Melissa V. Rentchler, MLIS, MEd., Teacher Librarian in Long Beach, CA

"To attract the best teachers and principals to work with the students who need them most, salaries competitive with other careers might be paired with other incentives like bonuses, tuition subsidies, portable licenses, and loan forgiveness."

I agree wholeheartedly with this statement, I find it to be rather idealistic, and bordering on " imaginary thinking" given our current system for funding education.

How does the Department of Education propose to fund such salaries, bonuses and tuition subsidies? Surely economic realities need to be considered. Is there a proposal on the table for more equitable funding for education across the nation that does not rely on property taxes? Until the citizens of this country truly believe that all children regardless of their zip code deserve a high qualiy education across the board and are willing to pay for it; emphasis onthe willingness to pay for it, this proposal will remain a pipe dream.

The Good Force be with you!

In conclusion, all these RESPECT projects are for the excellence of teaching profession and must be implemented as soon as possible.

Live forever and prosper!

Who is your audience for this proposal? Surely not Duncan, Bloomberg, Walker, Christie, Rhee, testing companies, or value added evaluators. In the 1960s, I actually participated in a structure similar to your model. It worked just fine, except a board of education refused to pay based upon such ladders. An English teacher with 7 class periods? Do you really believe that many legislators will even read your stuff, even though it is nicely written?

I'll believe it when I see it.

I hope the "master" veteran teachers are a true part of this new plan.

Master teacher. I have this idea but I do not believe my idea is the same as yours. My idea is that a Master Teacher teaches his/her "new" first and second year teacher colleagues to make them the best they can be as teachers. From discipline problems to classroom structure. They teach what works in the classroom. They also have to be very highly educated, and have a very successful career in teaching.

As a 5th year CTE teacher, I can empathize with reality that academic teachers must face each and everyday as they work to instill in youngsters a passion for life-long learning. As a late-in-life career changer I came to teaching after many years in the public and private sectors. Having been a worker and a manager it seems clear to me at least, that what is missing in our public education system is consistent and enduring rules of engagement.

For instance, in my school, the grading policy is such that a student who does well in the early part of the school year and tapers off (or fails to attend at all) towards the end of the school year is passed. I do not know if this policy exists at the elementary or middle school level, but if some of my students lack of elementary arithmetic is any indication I would have to say that they are being passed through the system virtually unarmed and unprepared for the rigors to come in high school, college and eventually, the work world.

If there was a way to assure that students in the lower and middle levels of school had to prove that they had the ability to function at the next level of difficulty it might go a long way in stabilizing the infrastructure and allow teachers to present more rigor in the classroom.
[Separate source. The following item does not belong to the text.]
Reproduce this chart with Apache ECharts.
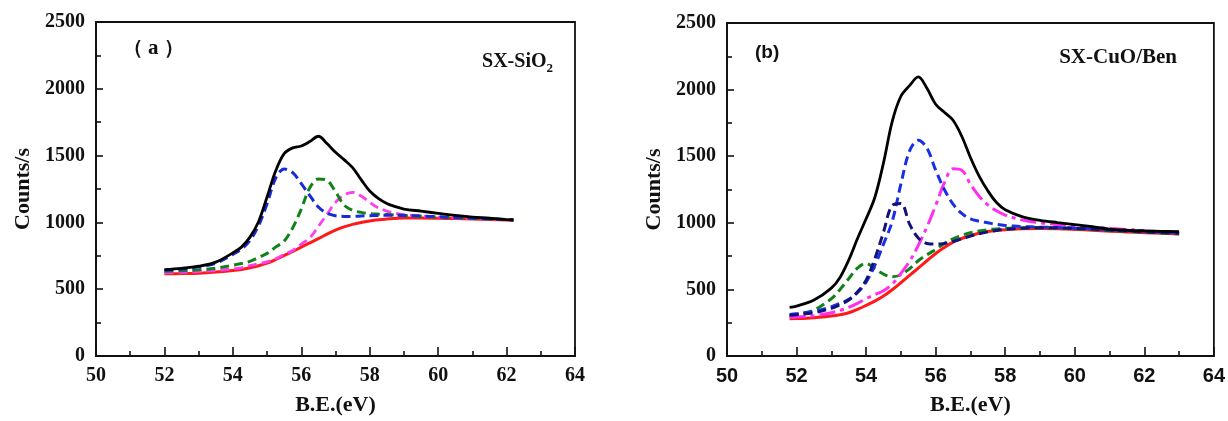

With the knowledge that every student in the classroom has similar math, English and reasoning skills for their respective educational level a teacher has more freedom in developing a challenging and engaging curriculum.

It will not be easy but teachers need a level playing field and not just higher compensation. A Principal's primary role must be providing a consistent work environment of support for teachers (especially those wishing to improve academic rigor) while at the same time assuring that only teachers who have shown a true passion for the field are recognized, advanced and held up to the community as prototypes of excellence.